● **Entries provided**
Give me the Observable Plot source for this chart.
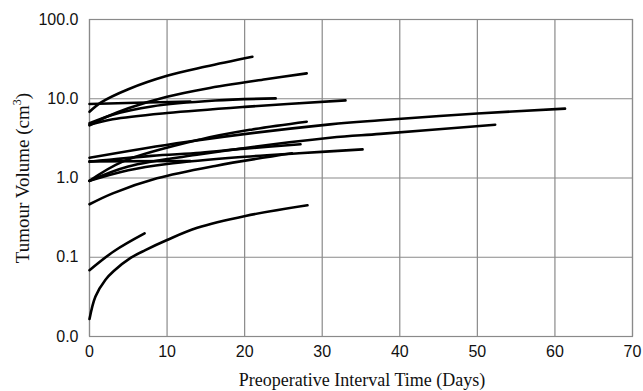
<!DOCTYPE html>
<html>
<head>
<meta charset="utf-8">
<script src="https://cdn.jsdelivr.net/npm/d3@7"></script>
<script src="https://cdn.jsdelivr.net/npm/@observablehq/plot@0.6"></script>
<style>
  html, body { margin: 0; padding: 0; background: #fff; }
  #chart { position: relative; width: 643px; height: 391px; }
  #ytitle { position: absolute; left: 22px; top: 178px; transform: translate(-50%, -50%) rotate(-90deg);
    font-family: "Liberation Serif", "DejaVu Serif", serif; font-size: 19px; color: #111; white-space: nowrap; }
  #xtitle { position: absolute; left: 362px; top: 370px; transform: translateX(-50%);
    font-family: "Liberation Serif", "DejaVu Serif", serif; font-size: 18px; color: #111; white-space: nowrap; }
</style>
</head>
<body>
<div id="chart"></div>
<script>
// Tick values
const xTicks = [0, 10, 20, 30, 40, 50, 60, 70];
const yTicks = [0.01, 0.1, 1, 10, 100];

// Each tumour's growth curve: [day, volume cm3]
const t01 = [[0, 6.85], [1.5, 9.0], [5, 13.2], [10, 19.5], [15, 25.5], [21, 33.9]];
const t02 = [[0, 4.6], [2, 5.8], [5, 7.6], [10, 10.6], [15, 13.4], [22.7, 17.6], [28, 20.9]];
const t03 = [[0, 8.6], [6, 8.9], [13, 9.2]];
const t04 = [[0, 4.9], [3, 6.3], [8, 8.0], [16.2, 9.5], [24, 10.1]];
const t05 = [[0, 4.7], [3, 5.5], [10, 6.6], [20, 7.9], [33, 9.55]];
const t06 = [[0, 0.92], [4.2, 1.6], [14.3, 3.07], [21, 4.1], [28, 5.13]];
const t07 = [[0, 1.8], [12.4, 2.85], [31, 4.75], [37.5, 5.35], [50, 6.5], [61.3, 7.5]];
const t08 = [[0, 0.92], [5, 1.4], [14.3, 1.99], [31, 3.22], [37.5, 3.6], [52.3, 4.7]];
const t09 = [[0, 1.6], [8, 1.9], [14.3, 2.08], [20, 2.35], [27.2, 2.66]];
const t10 = [[0, 1.62], [13, 1.64]];
const t11 = [[0, 0.92], [5, 1.25], [10, 1.5], [20, 1.85], [27, 2.05], [35.2, 2.3]];
const t12 = [[0, 0.466], [3, 0.64], [8.7, 0.99], [16.2, 1.42], [26.1, 2.05]];
const t13 = [[0, 0.0686], [3.2, 0.12], [7.1, 0.2]];
const t14 = [[0, 0.0166], [0.77, 0.032], [2.06, 0.052], [3.13, 0.067], [5.3, 0.098], [7.2, 0.123], [10, 0.165], [13.9, 0.235], [20.1, 0.332], [28.1, 0.453]];

const series = [t01, t02, t03, t04, t05, t06, t07, t08, t09, t10, t11, t12, t13, t14];
const rows = series.flatMap((s, i) => s.map(([day, vol]) => ({id: i, day, vol})));

const plot = Plot.plot({
  width: 643,
  height: 391,
  marginLeft: 89,
  marginRight: 11,
  marginTop: 19,
  marginBottom: 55,
  style: {fontFamily: "'Liberation Sans', Arial, sans-serif", fontSize: "16px", color: "#111", background: "#fff"},
  x: {domain: [0, 70], ticks: xTicks, label: null},
  y: {type: "log", domain: [0.01, 100], ticks: yTicks, label: null},
  marks: [
    Plot.gridX(xTicks, {stroke: "#8a8a8a", strokeOpacity: 1, strokeWidth: 1.2}),
    Plot.gridY(yTicks, {stroke: "#8a8a8a", strokeOpacity: 1, strokeWidth: 1.2}),
    Plot.frame({stroke: "#8a8a8a", strokeWidth: 1.2}),
    Plot.axisX(xTicks, {tickSize: 0, tickPadding: 9, label: null, fontSize: 16}),
    Plot.axisY(yTicks, {tickSize: 0, tickPadding: 11, label: null, fontSize: 16, tickFormat: d => d.toFixed(1)}),
    Plot.line(rows, {x: "day", y: "vol", z: "id", stroke: "#000", strokeWidth: 2.6, curve: "catmull-rom"})
  ]
});
const chart = document.getElementById("chart");
chart.appendChild(plot);
const yt = document.createElement("div");
yt.id = "ytitle";
yt.innerHTML = "Tumour Volume (cm<sup style='font-size:12px'>3</sup>)";
chart.appendChild(yt);
const xt = document.createElement("div");
xt.id = "xtitle";
xt.textContent = "Preoperative Interval Time (Days)";
chart.appendChild(xt);
</script>
</body>
</html>
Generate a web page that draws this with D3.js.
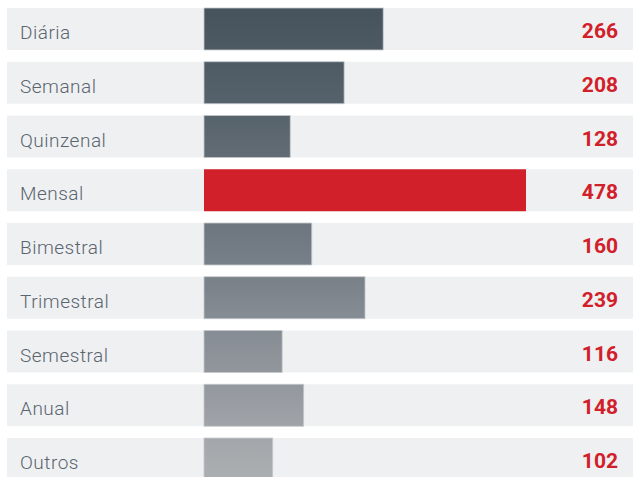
<!DOCTYPE html>
<html><head><meta charset="utf-8">
<script src="https://cdn.jsdelivr.net/npm/d3@7"></script>
<style>html,body{margin:0;padding:0;background:#fff;overflow:hidden}</style>
</head><body>
<svg id="chart" width="633" height="477"></svg>
<script>
const categories = ["Diária","Semanal","Quinzenal","Mensal","Bimestral","Trimestral","Semestral","Anual","Outros"];
const values = [266,208,128,478,160,239,116,148,102];
const topColors = ["#46535c","#4f5b64","#57636b","#d2202a","#6d767f","#788088","#868c93","#93979e","#a3a6aa"];
const bottomColors = ["#4d5a63","#56626b","#626c74","#d2202a","#778089","#868c93","#92979d","#a0a4a9","#acafb2"];

const svg = d3.select("#chart");
const W = 633;
const y = d3.scaleBand().domain(categories).range([8, 480]).paddingInner(0.219).paddingOuter(0);
const x = d3.scaleLinear().domain([0, 478]).range([204, 526]);

const defs = svg.append("defs");
categories.forEach((c,i)=>{
  const g = defs.append("linearGradient").attr("id","g"+i).attr("x1",0).attr("y1",0).attr("x2",0).attr("y2",1);
  g.append("stop").attr("offset","0%").attr("stop-color",topColors[i]);
  g.append("stop").attr("offset","100%").attr("stop-color",bottomColors[i]);
});

const rows = svg.selectAll("g.row").data(categories).enter().append("g").attr("class","row");
rows.append("rect").attr("x",7).attr("width",W-7)
  .attr("y",d=>y(d)).attr("height",y.bandwidth()).attr("fill","#eff0f2");
rows.append("rect").attr("x",x(0)).attr("y",d=>y(d))
  .attr("width",(d,i)=>x(values[i])-x(0)).attr("height",y.bandwidth())
  .attr("fill",(d,i)=>"url(#g"+i+")")
  .attr("stroke",(d,i)=>i===3?"none":"#c4c8cc").attr("stroke-width",0.8);
rows.append("text").attr("x",20).attr("y",d=>y(d)+31)
  .attr("font-family","Roboto, 'Open Sans', sans-serif").attr("font-weight",300)
  .attr("font-size",19).attr("letter-spacing",0.5).attr("fill","#5a656e").text(d=>d);
rows.append("text").attr("x",618).attr("y",d=>y(d)+30)
  .attr("text-anchor","end").attr("font-family","Roboto, 'Open Sans', sans-serif").attr("font-weight",700)
  .attr("font-size",21).attr("fill","#d2202a").text((d,i)=>values[i]);
</script>
</body></html>
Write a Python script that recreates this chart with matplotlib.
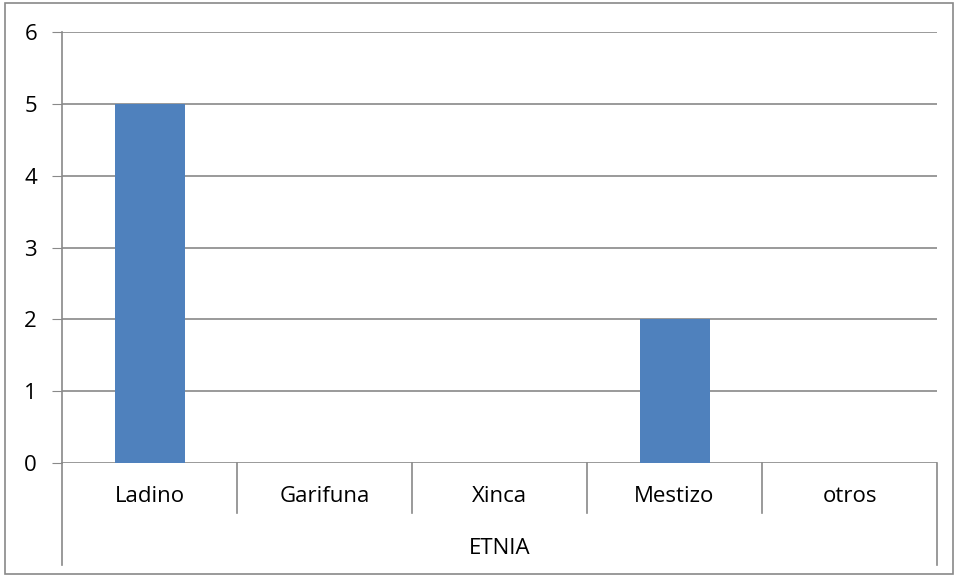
import matplotlib.pyplot as plt
from matplotlib.lines import Line2D
from matplotlib.patches import Rectangle

categories = ["Ladino", "Garifuna", "Xinca", "Mestizo", "otros"]
values = [5, 0, 0, 2, 0]
axis_title = "ETNIA"
y_ticks = [0, 1, 2, 3, 4, 5, 6]

GRID = "#898989"
BAR = "#4F81BD"


def main():
    plt.rcParams["font.family"] = ["Open Sans", "DejaVu Sans"]
    W, H = 955, 576
    fig = plt.figure(figsize=(W / 100, H / 100), dpi=100)

    x0, x1, y_top, y_bot = 62, 937, 32, 463
    ax = fig.add_axes([x0 / W, 1 - y_bot / H, (x1 - x0) / W, (y_bot - y_top) / H])

    n = len(categories)
    xs = list(range(n))
    ax.bar(xs, values, width=0.4, color=BAR, zorder=3)
    ax.set_xlim(-0.5, n - 0.5)
    ax.set_ylim(0, 6)
    ax.set_yticks(y_ticks)
    ax.set_yticklabels([str(t) for t in y_ticks], fontsize=16)
    ax.tick_params(axis="y", length=7, color=GRID, pad=11)
    ax.set_xticks([])
    for t in y_ticks:
        ax.axhline(t, color=GRID, lw=1.2, zorder=1)
    for s in ["top", "right", "bottom"]:
        ax.spines[s].set_visible(False)
    ax.spines["left"].set_color(GRID)
    ax.spines["left"].set_linewidth(1.2)

    # category labels and separators below the axis (figure pixels)
    def fx(px):
        return px / W

    def fy(py):
        return 1 - py / H

    cw = (x1 - x0) / n
    for i, c in enumerate(categories):
        cx = x0 + cw * (i + 0.5)
        fig.text(fx(cx), fy(497), c, ha="center", va="center", fontsize=16)
    for i in range(1, n):
        bx = x0 + cw * i
        fig.add_artist(Line2D([fx(bx), fx(bx)], [fy(463), fy(513)], color=GRID, lw=1.2))
    fig.add_artist(Line2D([fx(x0), fx(x0)], [fy(463), fy(565)], color=GRID, lw=1.2))
    fig.add_artist(Line2D([fx(x1), fx(x1)], [fy(463), fy(565)], color=GRID, lw=1.2))
    fig.text(fx((x0 + x1) / 2), fy(549), axis_title, ha="center", va="center", fontsize=16)

    # outer chart border
    fig.add_artist(Rectangle((fx(5), fy(574)), fx(948), 571 / H, transform=fig.transFigure,
                             fill=False, edgecolor=GRID, lw=1.2))

    fig.savefig("out.png", dpi=100)


if __name__ == "__main__":
    main()
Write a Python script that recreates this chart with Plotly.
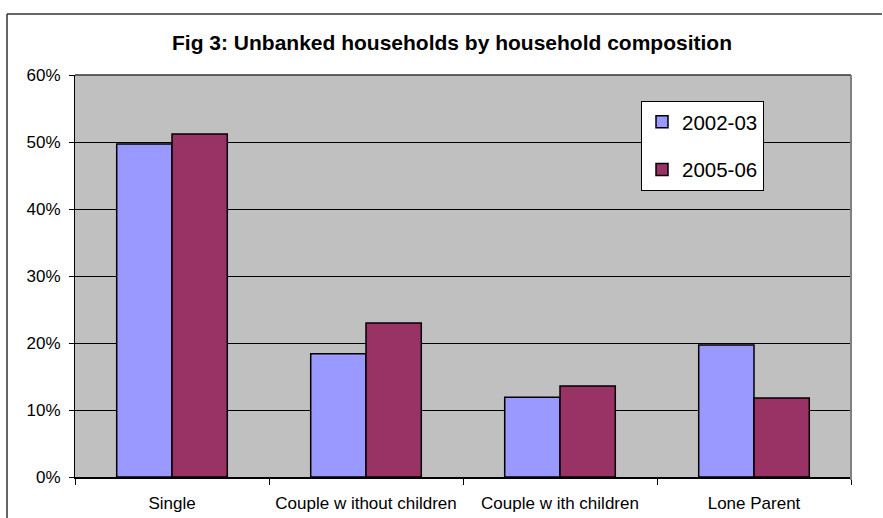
import plotly.graph_objects as go

# Share of unbanked households, by household composition
categories = ["Single", "Couple w ithout children", "Couple w ith children", "Lone Parent"]
share_2002_03 = [0.497, 0.184, 0.119, 0.197]
share_2005_06 = [0.512, 0.230, 0.136, 0.118]
y_ticks = [0, 0.1, 0.2, 0.3, 0.4, 0.5, 0.6]
y_tick_labels = ["0%", "10%", "20%", "30%", "40%", "50%", "60%"]

W, H = 883, 518
L, R, T, B = 75, 32, 75, 41
PW, PH = W - L - R, H - T - B


def px_x(x):
    """Pixel column -> paper x."""
    return (x - L) / PW


def px_y(y):
    """Pixel row -> paper y."""
    return (H - B - y) / PH


fig = go.Figure()
fig.add_trace(go.Bar(
    x=categories, y=share_2002_03, name="2002-03", legendgroup="a",
    marker=dict(color="#9999FF", line=dict(color="#000000", width=1.5)),
))
fig.add_trace(go.Bar(
    x=categories, y=share_2005_06, name="2005-06", legendgroup="b",
    marker=dict(color="#993366", line=dict(color="#000000", width=1.5)),
))

font_family = "Liberation Sans, Arial, sans-serif"

fig.update_layout(
    width=W, height=H,
    margin=dict(l=L, r=R, t=T, b=B, autoexpand=False),
    paper_bgcolor="#FFFFFF",
    plot_bgcolor="#C0C0C0",
    barmode="group",
    bargap=0.43,
    bargroupgap=0,
    font=dict(family=font_family, size=17, color="#000000"),
    title=dict(
        text="<b>Fig 3: Unbanked households by household composition</b>",
        x=452 / W, xanchor="center", xref="container",
        y=1 - 43 / H, yanchor="middle", yref="container",
        font=dict(family=font_family, size=21, color="#000000"),
    ),
    legend=dict(
        x=px_x(641), xanchor="left",
        y=px_y(101), yanchor="top",
        bgcolor="#FFFFFF", bordercolor="#000000", borderwidth=1,
        font=dict(family=font_family, size=20.5, color="#000000"),
        tracegroupgap=18,
        itemclick=False,
    ),
    xaxis=dict(
        automargin=False,
        showgrid=False,
        showline=True, linecolor="#000000", linewidth=1.5,
        ticks="outside", tickson="boundaries", ticklen=6, tickcolor="#000000",
        ticklabelstandoff=10,
        tickfont=dict(size=17),
        fixedrange=True,
    ),
    yaxis=dict(
        automargin=False,
        range=[0, 0.6],
        tickvals=y_ticks, ticktext=y_tick_labels,
        showgrid=True, gridcolor="#000000", gridwidth=1,
        showline=True, linecolor="#000000", linewidth=1,
        ticks="outside", ticklen=5, tickcolor="#000000",
        ticklabelstandoff=5,
        tickfont=dict(size=17),
        zeroline=False,
        fixedrange=True,
    ),
    shapes=[
        # plot-area frame (top and right edges)
        dict(type="line", xref="paper", yref="paper", x0=0, x1=1, y0=1, y1=1,
             line=dict(color="#333333", width=1.5)),
        dict(type="line", xref="paper", yref="paper", x0=1, x1=1, y0=px_y(480), y1=1,
             line=dict(color="#808080", width=2)),
        # chart-area border (top and left edges)
        dict(type="line", xref="paper", yref="paper",
             x0=px_x(7), x1=px_x(W - 1), y0=px_y(14), y1=px_y(14),
             line=dict(color="#333333", width=1.5)),
        dict(type="line", xref="paper", yref="paper",
             x0=px_x(7), x1=px_x(7), y0=px_y(14), y1=px_y(H),
             line=dict(color="#333333", width=1.5)),
    ],
)

fig.write_html("out.html")
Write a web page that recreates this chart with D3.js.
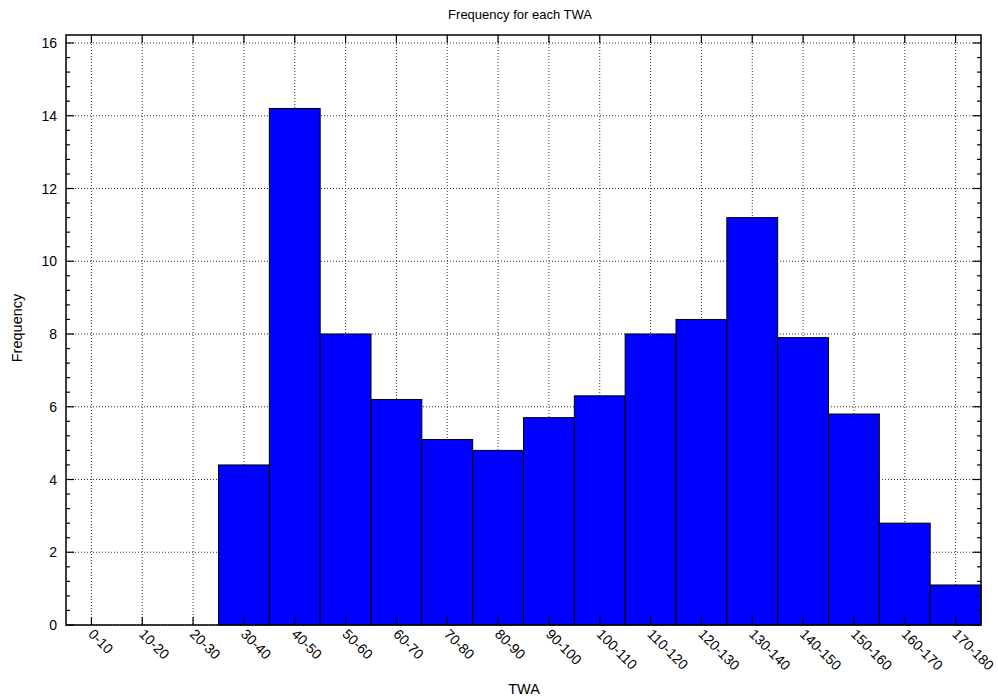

● **Challenge**
Output nothing except the lines from the one containing "Write a Python script that recreates this chart with matplotlib." through the one containing "fig = plt.figure(figsize=(W", both kept, with the pictures removed.

● **Right answer**
Write a Python script that recreates this chart with matplotlib.
import matplotlib.pyplot as plt
from matplotlib.lines import Line2D
from matplotlib.patches import Rectangle

categories = ["Ladino", "Garifuna", "Xinca", "Mestizo", "otros"]
values = [5, 0, 0, 2, 0]
axis_title = "ETNIA"
y_ticks = [0, 1, 2, 3, 4, 5, 6]

GRID = "#898989"
BAR = "#4F81BD"


def main():
    plt.rcParams["font.family"] = ["Open Sans", "DejaVu Sans"]
    W, H = 955, 576
    fig = plt.figure(figsize=(W / 100, H / 100), dpi=100)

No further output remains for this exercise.